Written task
Make an exact copy of the entries, and keep any pictures out of it.

Entries shown
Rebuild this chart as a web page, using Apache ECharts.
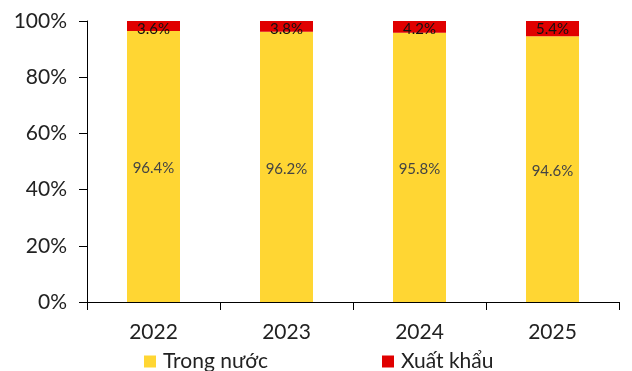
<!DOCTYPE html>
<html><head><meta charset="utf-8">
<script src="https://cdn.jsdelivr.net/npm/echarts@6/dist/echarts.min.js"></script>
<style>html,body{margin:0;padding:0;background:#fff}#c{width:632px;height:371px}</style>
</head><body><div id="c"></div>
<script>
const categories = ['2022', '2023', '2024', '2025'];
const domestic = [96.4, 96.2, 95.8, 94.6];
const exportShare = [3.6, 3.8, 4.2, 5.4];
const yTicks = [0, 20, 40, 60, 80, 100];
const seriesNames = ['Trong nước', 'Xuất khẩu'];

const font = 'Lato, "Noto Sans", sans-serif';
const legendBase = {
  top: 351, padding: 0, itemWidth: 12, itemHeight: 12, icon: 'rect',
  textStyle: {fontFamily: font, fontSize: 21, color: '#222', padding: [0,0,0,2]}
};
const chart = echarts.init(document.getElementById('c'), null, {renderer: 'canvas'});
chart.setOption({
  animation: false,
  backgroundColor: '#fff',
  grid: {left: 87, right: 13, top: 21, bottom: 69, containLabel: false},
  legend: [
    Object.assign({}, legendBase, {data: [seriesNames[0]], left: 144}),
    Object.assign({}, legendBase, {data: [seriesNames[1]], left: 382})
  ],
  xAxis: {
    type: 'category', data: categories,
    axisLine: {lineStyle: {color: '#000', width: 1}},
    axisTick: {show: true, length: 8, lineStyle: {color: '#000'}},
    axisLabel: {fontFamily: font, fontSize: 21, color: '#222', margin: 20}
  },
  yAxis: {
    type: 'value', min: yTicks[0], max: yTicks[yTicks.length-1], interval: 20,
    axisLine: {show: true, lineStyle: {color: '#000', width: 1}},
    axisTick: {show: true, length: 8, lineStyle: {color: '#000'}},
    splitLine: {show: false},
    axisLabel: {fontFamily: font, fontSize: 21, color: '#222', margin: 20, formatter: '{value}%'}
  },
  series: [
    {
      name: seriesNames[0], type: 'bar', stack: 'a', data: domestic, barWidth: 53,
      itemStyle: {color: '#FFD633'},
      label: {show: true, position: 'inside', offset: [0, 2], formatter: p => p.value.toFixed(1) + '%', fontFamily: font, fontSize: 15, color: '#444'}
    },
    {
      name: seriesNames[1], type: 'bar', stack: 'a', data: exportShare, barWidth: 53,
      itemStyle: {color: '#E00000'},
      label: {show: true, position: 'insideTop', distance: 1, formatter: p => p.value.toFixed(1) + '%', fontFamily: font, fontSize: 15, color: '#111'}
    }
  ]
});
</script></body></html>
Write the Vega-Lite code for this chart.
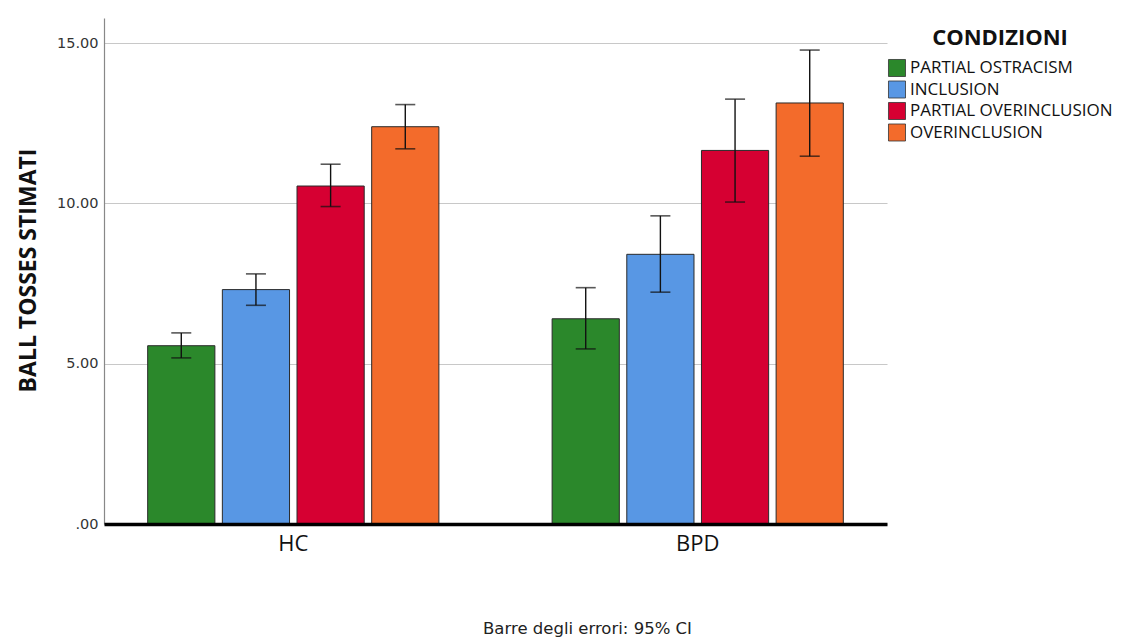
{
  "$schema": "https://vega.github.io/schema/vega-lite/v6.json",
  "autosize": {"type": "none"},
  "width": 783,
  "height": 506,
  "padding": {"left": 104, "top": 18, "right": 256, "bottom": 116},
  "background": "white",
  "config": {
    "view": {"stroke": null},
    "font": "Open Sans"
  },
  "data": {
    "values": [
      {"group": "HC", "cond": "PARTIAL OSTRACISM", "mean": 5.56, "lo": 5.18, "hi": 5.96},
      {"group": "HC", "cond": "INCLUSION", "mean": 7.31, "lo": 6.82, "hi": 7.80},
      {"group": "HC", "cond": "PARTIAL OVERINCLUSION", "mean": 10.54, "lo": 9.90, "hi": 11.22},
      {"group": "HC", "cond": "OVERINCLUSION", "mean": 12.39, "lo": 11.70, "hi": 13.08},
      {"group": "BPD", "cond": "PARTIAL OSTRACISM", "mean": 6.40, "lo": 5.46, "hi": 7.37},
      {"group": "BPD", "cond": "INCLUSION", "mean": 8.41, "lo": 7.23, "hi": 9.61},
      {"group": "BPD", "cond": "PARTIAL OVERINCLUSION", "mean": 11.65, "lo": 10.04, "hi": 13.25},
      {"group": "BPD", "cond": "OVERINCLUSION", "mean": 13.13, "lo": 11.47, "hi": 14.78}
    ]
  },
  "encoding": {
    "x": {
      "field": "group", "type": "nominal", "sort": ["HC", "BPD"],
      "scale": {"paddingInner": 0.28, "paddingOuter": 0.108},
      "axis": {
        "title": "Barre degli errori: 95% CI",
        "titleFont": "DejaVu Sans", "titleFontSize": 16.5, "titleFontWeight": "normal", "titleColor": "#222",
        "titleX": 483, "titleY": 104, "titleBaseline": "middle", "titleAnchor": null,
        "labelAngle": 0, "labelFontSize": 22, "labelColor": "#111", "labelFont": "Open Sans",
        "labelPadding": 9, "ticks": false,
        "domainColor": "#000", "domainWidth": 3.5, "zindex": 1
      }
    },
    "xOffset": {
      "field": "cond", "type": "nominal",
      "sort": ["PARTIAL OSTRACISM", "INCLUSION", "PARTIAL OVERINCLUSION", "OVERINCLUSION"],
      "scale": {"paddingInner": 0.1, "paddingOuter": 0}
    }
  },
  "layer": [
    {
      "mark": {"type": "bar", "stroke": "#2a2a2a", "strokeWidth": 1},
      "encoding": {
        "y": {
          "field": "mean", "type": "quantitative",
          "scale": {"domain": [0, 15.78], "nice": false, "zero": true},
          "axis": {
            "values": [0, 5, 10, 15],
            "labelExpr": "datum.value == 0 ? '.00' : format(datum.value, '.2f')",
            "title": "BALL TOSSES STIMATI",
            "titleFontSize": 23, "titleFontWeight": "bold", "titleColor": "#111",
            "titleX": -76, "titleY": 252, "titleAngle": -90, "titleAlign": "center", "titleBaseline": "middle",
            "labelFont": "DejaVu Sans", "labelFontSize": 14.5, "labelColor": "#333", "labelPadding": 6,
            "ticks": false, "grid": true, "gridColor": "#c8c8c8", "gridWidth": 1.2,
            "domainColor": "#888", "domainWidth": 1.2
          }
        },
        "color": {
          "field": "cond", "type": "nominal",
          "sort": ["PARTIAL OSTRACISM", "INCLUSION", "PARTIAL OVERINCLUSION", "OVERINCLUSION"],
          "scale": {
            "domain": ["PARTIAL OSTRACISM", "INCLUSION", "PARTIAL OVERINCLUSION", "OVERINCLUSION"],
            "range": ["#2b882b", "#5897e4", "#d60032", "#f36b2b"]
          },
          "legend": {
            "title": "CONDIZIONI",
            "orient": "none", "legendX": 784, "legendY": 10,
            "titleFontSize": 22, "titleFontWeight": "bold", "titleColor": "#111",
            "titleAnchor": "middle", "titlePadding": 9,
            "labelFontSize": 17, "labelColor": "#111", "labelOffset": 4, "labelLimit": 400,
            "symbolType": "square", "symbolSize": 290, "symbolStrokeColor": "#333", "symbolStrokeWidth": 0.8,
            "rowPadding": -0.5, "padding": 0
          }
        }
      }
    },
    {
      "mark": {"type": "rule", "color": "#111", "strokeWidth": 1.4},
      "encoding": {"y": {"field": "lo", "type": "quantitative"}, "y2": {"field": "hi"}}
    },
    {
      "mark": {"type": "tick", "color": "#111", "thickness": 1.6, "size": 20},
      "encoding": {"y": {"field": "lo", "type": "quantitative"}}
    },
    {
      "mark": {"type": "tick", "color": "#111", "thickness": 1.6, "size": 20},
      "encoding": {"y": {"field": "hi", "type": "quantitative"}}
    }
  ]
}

Output for this exercise
Rebuild this chart as a web page, using Apache ECharts.
<!DOCTYPE html>
<html><head><meta charset="utf-8">
<script src="https://cdn.jsdelivr.net/npm/echarts@6/dist/echarts.min.js"></script>
<style>html,body{margin:0;padding:0;background:#fff}#c{width:632px;height:371px}</style>
</head><body><div id="c"></div>
<script>
const categories = ['2022', '2023', '2024', '2025'];
const domestic = [96.4, 96.2, 95.8, 94.6];
const exportShare = [3.6, 3.8, 4.2, 5.4];
const yTicks = [0, 20, 40, 60, 80, 100];
const seriesNames = ['Trong nước', 'Xuất khẩu'];

const font = 'Lato, "Noto Sans", sans-serif';
const legendBase = {
  top: 351, padding: 0, itemWidth: 12, itemHeight: 12, icon: 'rect',
  textStyle: {fontFamily: font, fontSize: 21, color: '#222', padding: [0,0,0,2]}
};
const chart = echarts.init(document.getElementById('c'), null, {renderer: 'canvas'});
chart.setOption({
  animation: false,
  backgroundColor: '#fff',
  grid: {left: 87, right: 13, top: 21, bottom: 69, containLabel: false},
  legend: [
    Object.assign({}, legendBase, {data: [seriesNames[0]], left: 144}),
    Object.assign({}, legendBase, {data: [seriesNames[1]], left: 382})
  ],
  xAxis: {
    type: 'category', data: categories,
    axisLine: {lineStyle: {color: '#000', width: 1}},
    axisTick: {show: true, length: 8, lineStyle: {color: '#000'}},
    axisLabel: {fontFamily: font, fontSize: 21, color: '#222', margin: 20}
  },
  yAxis: {
    type: 'value', min: yTicks[0], max: yTicks[yTicks.length-1], interval: 20,
    axisLine: {show: true, lineStyle: {color: '#000', width: 1}},
    axisTick: {show: true, length: 8, lineStyle: {color: '#000'}},
    splitLine: {show: false},
    axisLabel: {fontFamily: font, fontSize: 21, color: '#222', margin: 20, formatter: '{value}%'}
  },
  series: [
    {
      name: seriesNames[0], type: 'bar', stack: 'a', data: domestic, barWidth: 53,
      itemStyle: {color: '#FFD633'},
      label: {show: true, position: 'inside', offset: [0, 2], formatter: p => p.value.toFixed(1) + '%', fontFamily: font, fontSize: 15, color: '#444'}
    },
    {
      name: seriesNames[1], type: 'bar', stack: 'a', data: exportShare, barWidth: 53,
      itemStyle: {color: '#E00000'},
      label: {show: true, position: 'insideTop', distance: 1, formatter: p => p.value.toFixed(1) + '%', fontFamily: font, fontSize: 15, color: '#111'}
    }
  ]
});
</script></body></html>
Write the Vega-Lite code for this chart.
{
  "$schema": "https://vega.github.io/schema/vega-lite/v6.json",
  "autosize": {"type": "none"},
  "width": 783,
  "height": 506,
  "padding": {"left": 104, "top": 18, "right": 256, "bottom": 116},
  "background": "white",
  "config": {
    "view": {"stroke": null},
    "font": "Open Sans"
  },
  "data": {
    "values": [
      {"group": "HC", "cond": "PARTIAL OSTRACISM", "mean": 5.56, "lo": 5.18, "hi": 5.96},
      {"group": "HC", "cond": "INCLUSION", "mean": 7.31, "lo": 6.82, "hi": 7.80},
      {"group": "HC", "cond": "PARTIAL OVERINCLUSION", "mean": 10.54, "lo": 9.90, "hi": 11.22},
      {"group": "HC", "cond": "OVERINCLUSION", "mean": 12.39, "lo": 11.70, "hi": 13.08},
      {"group": "BPD", "cond": "PARTIAL OSTRACISM", "mean": 6.40, "lo": 5.46, "hi": 7.37},
      {"group": "BPD", "cond": "INCLUSION", "mean": 8.41, "lo": 7.23, "hi": 9.61},
      {"group": "BPD", "cond": "PARTIAL OVERINCLUSION", "mean": 11.65, "lo": 10.04, "hi": 13.25},
      {"group": "BPD", "cond": "OVERINCLUSION", "mean": 13.13, "lo": 11.47, "hi": 14.78}
    ]
  },
  "encoding": {
    "x": {
      "field": "group", "type": "nominal", "sort": ["HC", "BPD"],
      "scale": {"paddingInner": 0.28, "paddingOuter": 0.108},
      "axis": {
        "title": "Barre degli errori: 95% CI",
        "titleFont": "DejaVu Sans", "titleFontSize": 16.5, "titleFontWeight": "normal", "titleColor": "#222",
        "titleX": 483, "titleY": 104, "titleBaseline": "middle", "titleAnchor": null,
        "labelAngle": 0, "labelFontSize": 22, "labelColor": "#111", "labelFont": "Open Sans",
        "labelPadding": 9, "ticks": false,
        "domainColor": "#000", "domainWidth": 3.5, "zindex": 1
      }
    },
    "xOffset": {
      "field": "cond", "type": "nominal",
      "sort": ["PARTIAL OSTRACISM", "INCLUSION", "PARTIAL OVERINCLUSION", "OVERINCLUSION"],
      "scale": {"paddingInner": 0.1, "paddingOuter": 0}
    }
  },
  "layer": [
    {
      "mark": {"type": "bar", "stroke": "#2a2a2a", "strokeWidth": 1},
      "encoding": {
        "y": {
          "field": "mean", "type": "quantitative",
          "scale": {"domain": [0, 15.78], "nice": false, "zero": true},
          "axis": {
            "values": [0, 5, 10, 15],
            "labelExpr": "datum.value == 0 ? '.00' : format(datum.value, '.2f')",
            "title": "BALL TOSSES STIMATI",
            "titleFontSize": 23, "titleFontWeight": "bold", "titleColor": "#111",
            "titleX": -76, "titleY": 252, "titleAngle": -90, "titleAlign": "center", "titleBaseline": "middle",
            "labelFont": "DejaVu Sans", "labelFontSize": 14.5, "labelColor": "#333", "labelPadding": 6,
            "ticks": false, "grid": true, "gridColor": "#c8c8c8", "gridWidth": 1.2,
            "domainColor": "#888", "domainWidth": 1.2
          }
        },
        "color": {
          "field": "cond", "type": "nominal",
          "sort": ["PARTIAL OSTRACISM", "INCLUSION", "PARTIAL OVERINCLUSION", "OVERINCLUSION"],
          "scale": {
            "domain": ["PARTIAL OSTRACISM", "INCLUSION", "PARTIAL OVERINCLUSION", "OVERINCLUSION"],
            "range": ["#2b882b", "#5897e4", "#d60032", "#f36b2b"]
          },
          "legend": {
            "title": "CONDIZIONI",
            "orient": "none", "legendX": 784, "legendY": 10,
            "titleFontSize": 22, "titleFontWeight": "bold", "titleColor": "#111",
            "titleAnchor": "middle", "titlePadding": 9,
            "labelFontSize": 17, "labelColor": "#111", "labelOffset": 4, "labelLimit": 400,
            "symbolType": "square", "symbolSize": 290, "symbolStrokeColor": "#333", "symbolStrokeWidth": 0.8,
            "rowPadding": -0.5, "padding": 0
          }
        }
      }
    },
    {
      "mark": {"type": "rule", "color": "#111", "strokeWidth": 1.4},
      "encoding": {"y": {"field": "lo", "type": "quantitative"}, "y2": {"field": "hi"}}
    },
    {
      "mark": {"type": "tick", "color": "#111", "thickness": 1.6, "size": 20},
      "encoding": {"y": {"field": "lo", "type": "quantitative"}}
    },
    {
      "mark": {"type": "tick", "color": "#111", "thickness": 1.6, "size": 20},
      "encoding": {"y": {"field": "hi", "type": "quantitative"}}
    }
  ]
}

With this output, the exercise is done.